-1
$\begingroup$

Assume the following:

$(1)$ Let $f: R \to R$.

$(2)$ Moreover, let $f = g \circ h$,

$(3)$ where $h:R\to R^d$, and $g: R^d \to R$

then the derivative of $f$ can be written as: $f' =h' \cdot g'\circ h$ i.e.:

$(4)$ $f'(x)=h'(x) \cdot g'(h(x))$

However, since $h$ and $g$ are not straightforward functions from $R$ to $R$, I am not sure how to interpret this equation correctly.

So my questions:

  1. Is equation $(4)$ correct, and is there a single correct way of interpreting it?

  2. How should I interpret $(4)$ so that $h'(x)$ and $g'(h(x))$ can be explicitly calculated separately?

ps.
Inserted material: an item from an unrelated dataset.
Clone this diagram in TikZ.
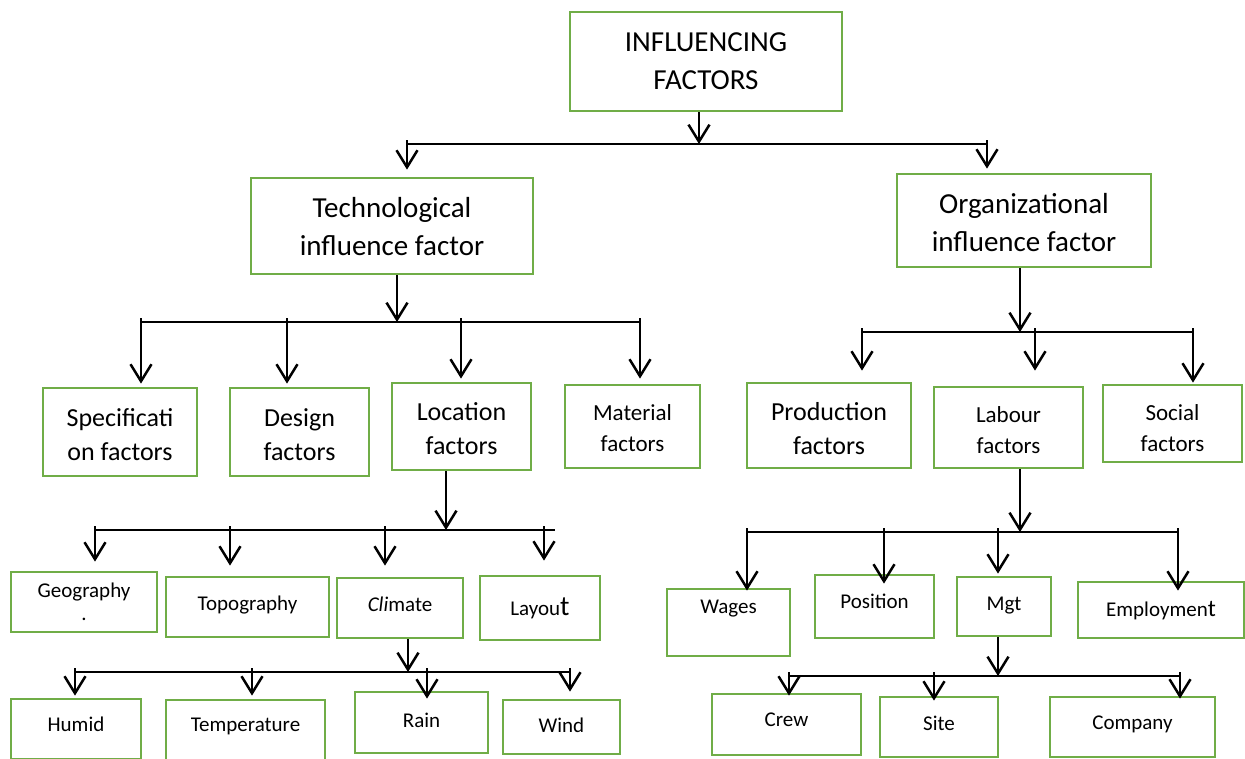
\documentclass[tikz,border=0pt]{standalone}
\usepackage{fontspec}
\setmainfont{Carlito}
\usetikzlibrary{arrows.meta}
\definecolor{boxgreen}{RGB}{112,173,71}

\begin{document}
\begin{tikzpicture}[x=1pt,y=-1pt,
  box/.style={draw=boxgreen,line width=2.8pt,inner sep=0pt,align=center},
  sz/.style 2 args={minimum width=#1pt,minimum height=#2pt},
  fbig/.style={font=\fontsize{29}{38}\selectfont},
  fmid/.style={font=\fontsize{26}{34}\selectfont},
  fsml/.style={font=\fontsize{23}{31}\selectfont},
  fsmall/.style={font=\fontsize{21}{26}\selectfont},
  lift/.style={text depth=#1pt},
  sink/.style={text height=#1pt},
  arr/.style={line width=2.5pt,-{Straight Barb[length=17pt,width=21pt]}},
  bar/.style={line width=1.6pt}]
\useasboundingbox (0,0) rectangle (1245,758);

\node[box,fbig,sz={272}{99}] (top) at (706,61.5) {INFLUENCING\\FACTORS};
\node[box,fbig,sz={282}{96},sink=60] (tech) at (392,226) {Technological\\influence factor};
\node[box,fbig,sz={254}{93},sink=62] (org) at (1024,220.5) {Organizational\\influence factor};

\node[box,fmid,sz={154}{88},sink=58] (spec) at (120,432) {Specificati\\on factors};
\node[box,fmid,sz={139}{88},sink=57.5] (design) at (299.5,432) {Design\\factors};
\node[box,fmid,sz={139}{87},sink=55.5] (loc) at (461.5,426.5) {Location\\factors};
\node[box,fsml,sz={135}{83},sink=50] (mat) at (632.5,426.5) {Material\\factors};
\node[box,fmid,sz={164}{85},sink=58] (prod) at (829,425.5) {Production\\factors};
\node[box,fsml,sz={149}{81},sink=52] (lab) at (1008.5,427.5) {Labour\\factors};
\node[box,fsml,sz={139}{77},sink=56] (social) at (1172.5,423.5) {Social\\factors};

\node[box,fsmall,sz={146}{60}] (geo) at (84,602) {Geography\\[-3pt].};
\node[box,fsmall,sz={163}{60},lift=8] (topo) at (247.5,607) {Topography};
\node[box,fsmall,sz={126}{60},lift=8] (clim) at (400,608) {\textit{Cli}mate};
\node[box,fsmall,sz={120}{64},lift=2] (layout) at (540,608) {Layou{\fontsize{28}{28}\selectfont t}};
\node[box,fsmall,sz={130}{60},lift=10] (humid) at (76,729) {Humid};
\node[box,fsmall,sz={159}{60},lift=10] (temp) at (245.5,730) {Temperature};
\node[box,fsmall,sz={133}{61},lift=5] (rain) at (421.5,722.5) {Rain};
\node[box,fsmall,sz={117}{54},lift=4] (wind) at (561.5,727) {Wind};

\node[box,fsmall,sz={123}{67},lift=31] (wages) at (728.5,622.5) {Wages};
\node[box,fsmall,sz={119}{63},lift=11] (position) at (874.5,606.5) {Position};
\node[box,fsmall,sz={94}{59},lift=5] (mgt) at (1004,606.5) {Mgt};
\node[box,fsmall,sz={166}{56},lift=2] (employ) at (1161,610) {Employmen{\fontsize{24}{24}\selectfont t}};
\node[box,fsmall,sz={149}{61},lift=9] (crew) at (786.5,724.5) {Crew};
\node[box,fsmall,sz={118}{60},lift=8] (site) at (939,727) {Site};
\node[box,fsmall,sz={165}{60},lift=8] (company) at (1132.5,727) {Company};

\coordinate (sA) at (699,144);
\coordinate (sB) at (397,322);
\coordinate (sC) at (1020,332);
\coordinate (sD) at (446,530);
\coordinate (sE) at (1020,532);
\coordinate (sF) at (408,672);
\coordinate (sG) at (998,676);
\foreach \x [count=\i] in {407,987} \coordinate (bA\i) at (\x,144);
\foreach \x [count=\i] in {141,287,461,640} \coordinate (bB\i) at (\x,322);
\foreach \x [count=\i] in {862,1035,1193} \coordinate (bC\i) at (\x,332);
\foreach \x [count=\i] in {95,230,385,544} \coordinate (bD\i) at (\x,530);
\foreach \x [count=\i] in {747,884,998,1178} \coordinate (bE\i) at (\x,532);
\foreach \x [count=\i] in {75,252,427,570} \coordinate (bF\i) at (\x,672);
\foreach \x [count=\i] in {789,934,1180} \coordinate (bG\i) at (\x,676);

% stems down to the bars
\foreach \s/\n in {sA/top,sB/tech,sC/org,sD/loc,sE/lab,sF/clim,sG/mgt}
  \draw[arr] (\s |- \n.south) -- (\s);

% bars
\draw[bar] (bA1) -- (bA2);
\draw[bar] (bB1) -- (bB4);
\draw[bar] (bC1) -- (bC3);
\draw[bar] (bD1) -- (bD4) -- ++(11,0);
\draw[bar] (bE1) -- (bE4);
\draw[bar] (bF1) -- (bF4);
\draw[bar] (bG1) -- (bG3);

% drops to the boxes
\foreach \c/\n/\s in {bA1/tech/7pt,bA2/org/4pt,
    bB1/spec/3pt,bB2/design/3pt,bB3/loc/3pt,bB4/mat/5pt,
    bC1/prod/11pt,bC2/lab/15pt,bC3/social/1pt,
    bD1/geo/9pt,bD2/topo/10pt,bD3/clim/11pt,bD4/layout/14pt,
    bE1/wages/-3pt,bE2/position/-10pt,bE3/mgt/2pt,bE4/employ/-10pt,
    bF1/humid/2pt,bF2/temp/3pt,bF3/rain/-8pt,bF4/wind/7pt,
    bG1/crew/-3pt,bG2/site/-5pt,bG3/company/-3pt}
  \draw[arr,shorten <=-4pt,shorten >=\s] (\c) -- (\c |- \n.north);
\end{tikzpicture}
\end{document}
I am aware of the existence of gradients and such in multivariate calculus, and have some experience with them, but apparently not enough to know what to do in this situation.

1 Answers 1

2

$\newcommand{\vec}[1]{\boldsymbol{#1}}$(4) is a special case of the multivariate chain rule, with $m=p=1,n=d$.

Let $m,n,p \in \mathbb{N}$ and $\vec{f}:\mathbb{R}^n \to \mathbb{R}^m,\vec{g}:\mathbb{R}^p \to \mathbb{R}^n$. If $\vec{g}$ is differentiable at $\vec{x}$ and $\vec{f}$ is differentiable at $\vec{g}(\vec{x})$, then $\vec{f} \circ \vec{g}$ is differentiable at $\vec{x}$ with $$(\vec{f} \circ \vec{g})'(\vec{x}) = \vec{f}'(\vec{g}(\vec{x}))\vec{g}'(\vec{x})$$

Here $\vec{f}' \equiv \mathrm D\vec{f}$ is the local linear approximation of $\vec{f}$ by a linear map a.k.a. Fréchet Derivative. Notice that your formula for (4) is not right since $\vec h'$ is a column vector while $g'$ is a row vector. You can't put $\vec h'$ on the left as such multiplications do not make sense. Moreover you need the assumption that $\vec h',g'$ exists.

In your case, $\vec{h}'$ is the vector $\left[h_0',\dots,h_{d-1}'\right]^\intercal$ with elements being the derivative of the components of $\vec{h}$, and $g'$ is the derivative of $g$ given in a matrix. The transpose of this matrix is known as the gradient of $g$ and denoted $\nabla g$.